Reactie op ODUS interpretatie onderzoeksresultaten EVA II dat er minder vogels zijn door sluiten delen Waddenzee
In het persbericht van ODUS en de analyses in de onderliggende rapportage “Verbod of beheer” worden kanttekeningen geplaatst bij de wetenschappelijke eindrapportage van het EVA II project.
Er wordt in het persbericht een conclusie aan verbonden die niet strookt met hetgeen in het EVA II rapport te lezen is en daarom misleidend genoemd kan worden. Het verbaast ons bijzonder dat ODUS - via een vertegenwoordiger van begin tot eind lid van de stuurgroep EVA II - nu opeens de integriteit van onderzoekers in twijfel trekt. Dat “de schelpdiersector vanaf het begin als boosdoener is gezien” is feitelijk onjuist en ook niet in het EVA II rapport terug te vinden.
De scholeksters in de Waddenzee zijn afgenomen van 260.000 naar 175.000. Hoofdoorzaak van deze afname met 85.000 scholeksters is het verdwijnen van de droogvallende mosselbanken rond 1990. De droogvallende mosselbanken zijn verdwenen als gevolg van mosselvisserij in combinatie met slechte broedval en mogelijk storm. Sinds het verdwijnen van de droogvallende mosselbanken is er praktisch niet meer op de platen op mossels gevist. In feite ware alle platen (en niet alleen de permanent gesloten gebieden) gesloten voor de mosselvisserij. Deze goede bescherming heeft zich vertaald in een duidelijk herstel van de droogvallende mosselbanken.
Op basis van berekeningen wordt geconcludeerd dat ook kokkelvisserij een rol heeft gespeeld in de achteruitgang van de scholeksters. Als gevolg van kokkelvisserij was de draagkracht in de Waddenzee naar schatting 15.000 lager. Dat dit heeft kunnen gebeuren is het gevolg geweest van een te lage voedselreservering. Omdat de achteruitgang van de scholeksters primair het gevolg is van het verdwijnen van de droogvallende mosselbanken zijn de scholeksters zowel in open als gesloten gebieden achteruitgegaan. Gedurende de onderzoeksperiode lagen er meer kokkels in de gesloten gebieden. Desondanks werd niet waargenomen dat de afname van scholeksters in de gesloten gebieden minder sterk was dan in de open gebieden. In sommige analyses is de afname zelfs sterker in de gesloten gebieden. Wel werd geconstateerd dat de scholeksters in de gesloten gebieden een betere conditie hadden dan de scholeksters in de open gebieden.
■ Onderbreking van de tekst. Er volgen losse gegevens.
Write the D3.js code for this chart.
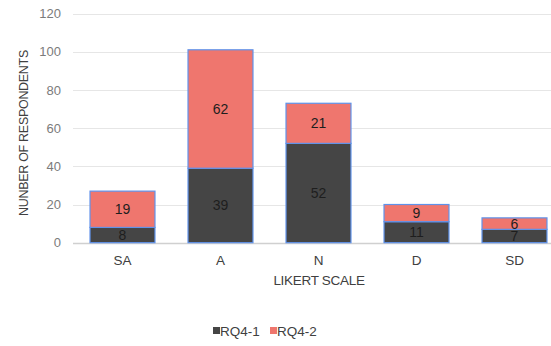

Het wetenschappelijke eindrapport noemt een aantal mogelijke verklaringen voor het feit dat de scholeksters zich niet herverdeelden over de open en gesloten gebieden zoals verwacht: (1) fouten bij het toekennen van de vogels die tijdens hoogwater worden geteld aan de laagwaterfoerageergebieden, (2) de grote plaatstrouw van individuele scholeksters, (3) het feit dat de mosselbanken eerst terugkwamen in de open gebieden, (4) het feit dat nonnetjes in jaren waarin ze een belangrijke alternatieve prooi vormden in hogere dichtheid voorkwamen in de open gebieden, (5) de mogelijkheid dat de gesloten gebieden minder kansen boden om tijdens hoogwater naar regenwormen te zoeken in de weilanden. Zowel nonnetjes als regenwormen worden alleen gegeten als er te weinig kokkels en mossels zijn. Beide prooien hebben waarschijnlijk geen rol van betekenis gespeeld in het dieet van de scholeksters voordat de mosselbanken verdwenen.
Er is in het kader van EVA II geen uitgebreid onderzoek verricht aan de kanoetstrandloper. Het NIOZ doet al jaren zeer intensief onderzoek aan deze soort. Wel zijn de tellingen geanalyseerd. Die tellingen worden verricht tijdens hoogwater, zodat het toekennen van de vogels aan laagwaterfoerageergebieden die al of niet gesloten zijn voor de schelpdiervisserij onzekerheden bevat. Vergeleken met de plaatstrouwe scholeksters zijn die onzekerheden relatief groot voor de zwerflustige kanoetstrandloper. Het leefgebied van individuele kanoetstrandlopers wordt geschat op 800 km². Vanwege die onzekerheden in de data kunnen er voor de kanoetstrandloper op basis van deze analyses geen duidelijke conclusies over de effecten van schelpdiervisserij getrokken worden.
Bron: onderzoeksmanagement EVA II,
dhr. B. Ens, dhr. A. Smaal en de dhr. J. de Vlas.